The internal stuff isn’t great, because it just stumbles with more “you have to trust us” good guy nonsense. But the rest of the Enterprise crew’s efforts to free their captain are lots of fun. Trip and T’Pol having to balance the slow-moving wheels of diplomacy with their captain’s safety makes for some interesting choices. T’Pol agreeing to spring Archer rather than let the diplomatic process play out, and even pulling a fast one on the warden with a pseudo-warm welcome to dinner feels out of character, but too entertaining to complain too loudly about. And Phlox making Reed look like a Suliban so he can infiltrate the prison and help bust out the captain, while Trip blows up key strongholds of the facility from a shuttlepod, is damn good action.
It’s just a shame that it’s all in service of a thuddingly loud message and a dose of acting so hammy, it’s getting love letters from Kermit the Frog. It is nice, to say the least, that the Enterprise braintrust wanted to use their little pop cultural outpost to speak against prejudice people from other cultures in a time of war, particularly so soon after 9/11. But the show picked about the most ham-handed way to do that, which weakens the message, and its impact, despite those noble aims.

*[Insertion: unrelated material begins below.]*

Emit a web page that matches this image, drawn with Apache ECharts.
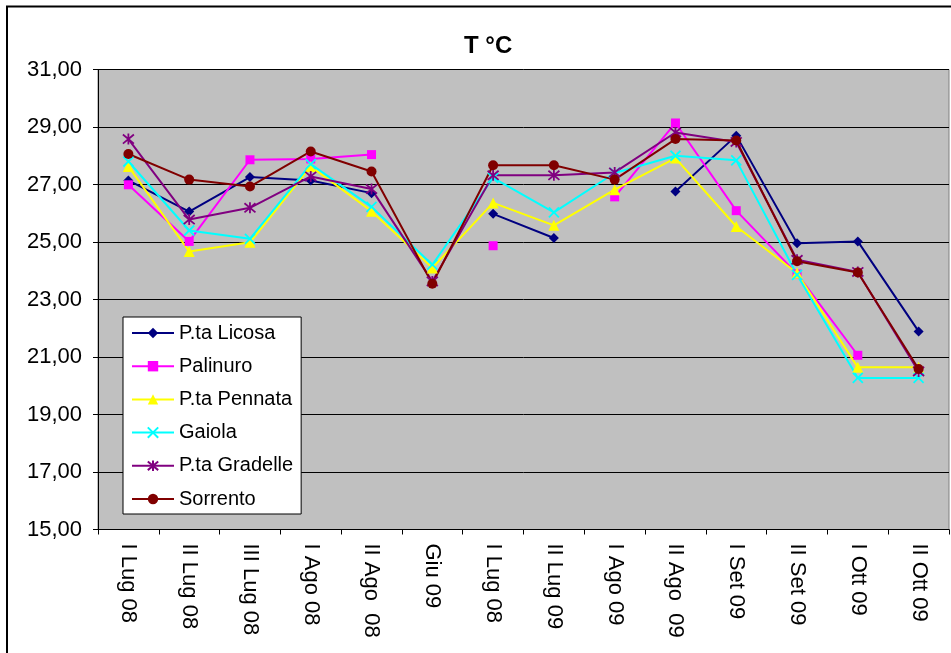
<!DOCTYPE html>
<html>
<head>
<meta charset="utf-8">
<script src="https://cdn.jsdelivr.net/npm/echarts@6/dist/echarts.min.js"></script>
<style>
html,body{margin:0;padding:0;background:#fff;}
#chart{width:951px;height:653px;}
</style>
</head>
<body>
<div id="chart"></div>
<script>
const categories = ['I Lug 08','II Lug 08','III Lug 08','I Ago 08','II Ago  08','Giu 09','I Lug 08','II Lug 09','I Ago 09','II Ago  09','I Set 09','II Set 09','I Ott 09','II Ott 09'];
const seriesNames = ['P.ta Licosa','Palinuro','P.ta Pennata','Gaiola','P.ta Gradelle','Sorrento'];
const licosa   = [27.14, 26.06, 27.26, 27.14, 26.70, null, 25.98, 25.14, null, 26.76, 28.70, 24.96, 25.02, 21.89];
const palinuro = [26.99, 25.02, 27.86, 27.89, 28.04, null, 24.87, null, 26.57, 29.14, 26.09, 23.89, 21.06, null];
const pennata  = [27.63, 24.67, 24.99, 27.63, 26.07, 24.10, 26.36, 25.58, 26.82, 27.92, 25.54, 23.92, 20.64, 20.64];
const gaiola   = [27.80, 25.40, 25.11, 27.71, 26.22, 24.21, 27.23, 26.03, 27.40, 28.00, 27.84, 23.86, 20.27, 20.27];
const gradelle = [28.58, 25.78, 26.19, 27.28, 26.84, 23.63, 27.32, 27.32, 27.42, 28.81, 28.48, 24.38, 23.96, 20.50];
const sorrento = [28.06, 27.17, 26.93, 28.15, 27.45, 23.55, 27.67, 27.67, 27.17, 28.58, 28.53, 24.33, 23.94, 20.58];
const yMin = 15, yMax = 31, yStep = 2;

const FONT = '"Liberation Sans", Arial, sans-serif';
const seriesData = [licosa, palinuro, pennata, gaiola, gradelle, sorrento];
const colors = ['#000080','#FF00FF','#FFFF00','#00FFFF','#800080','#800000'];
const symbols = [
  'diamond',
  'rect',
  'triangle',
  'path://M0,0L10,10M10,0L0,10',
  'path://M0,0L10,10M10,0L0,10M5,-1L5,11',
  'circle'
];
const sizes = [10, 9, 11, 10, 11, 10];

const series = seriesNames.map((name, i) => {
  const stroked = symbols[i].startsWith('path://');
  return {
    name: name,
    type: 'line',
    data: seriesData[i],
    connectNulls: false,
    symbol: symbols[i],
    symbolSize: sizes[i],
    showAllSymbol: true,
    lineStyle: {color: colors[i], width: 2},
    itemStyle: {color: colors[i], borderColor: colors[i], borderWidth: stroked ? 1.8 : 0},
    emphasis: {disabled: true},
    animation: false
  };
});

const chart = echarts.init(document.getElementById('chart'), null, {renderer: 'canvas'});
chart.setOption({
  animation: false,
  backgroundColor: '#ffffff',
  title: {
    text: 'T °C',
    left: 459, top: 29,
    textStyle: {fontFamily: FONT, fontSize: 24, fontWeight: 'bold', color: '#000'}
  },
  graphic: [{
    type: 'rect', silent: true, z: 100,
    shape: {x: 7, y: 6.5, width: 980, height: 680},
    style: {fill: 'none', stroke: '#000', lineWidth: 2}
  }],
  legend: {
    orient: 'vertical',
    left: 123, top: 317,
    padding: [6, 8, 5, 8],
    itemWidth: 42, itemHeight: 13, itemGap: 13.2,
    backgroundColor: '#ffffff',
    borderColor: '#000', borderWidth: 1, borderRadius: 0,
    textStyle: {fontFamily: FONT, fontSize: 20, color: '#000', lineHeight: 20},
    data: seriesNames
  },
  grid: {
    left: 98, right: 2, top: 69.5, bottom: 123.5,
    show: true, backgroundColor: '#C0C0C0', borderColor: '#808080', borderWidth: 1
  },
  xAxis: {
    type: 'category',
    data: categories,
    boundaryGap: true,
    axisLine: {show: true, lineStyle: {color: '#000', width: 1}},
    axisTick: {show: true, alignWithLabel: false, length: 5, lineStyle: {color: '#000'}},
    axisLabel: {rotate: -90, margin: 14, interval: 0, fontFamily: FONT, fontSize: 22, color: '#000'},
    splitLine: {show: false}
  },
  yAxis: {
    type: 'value',
    min: yMin, max: yMax, interval: yStep,
    axisLine: {show: true, lineStyle: {color: '#000', width: 1}},
    axisTick: {show: true, inside: false, length: 5, lineStyle: {color: '#000'}},
    axisLabel: {margin: 16, fontFamily: FONT, fontSize: 22, color: '#000',
      formatter: v => v.toFixed(2).replace('.', ',')},
    splitLine: {show: true, lineStyle: {color: '#000', width: 1}}
  },
  series: series
});
</script>
</body>
</html>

Mayweather's moustache... that's it, that's the comment.
Are these Tandarans stupid? If you want to hide your "doings" why not just kick them out the moment you know about them. Only their arrogance ruined the whole plan.
A good, solid episode. Having Dean Stockwell as a guest star was delightful. He played the bad, good guy quite well.
Shout by dgwVIP 10BlockedParent2018-01-06T01:06:06Z
It was pure serendipity that I happened to watch this episode right after returning to Quantum Leap season 2 after taking a break from that series. Dean Stockwell and Scott Bakula were reunited on the small screen!
Kind of disappointed at the blatant mention of Japanese internment camps, though. I thought that connection was more than obvious enough without hitting the audience over the head with it.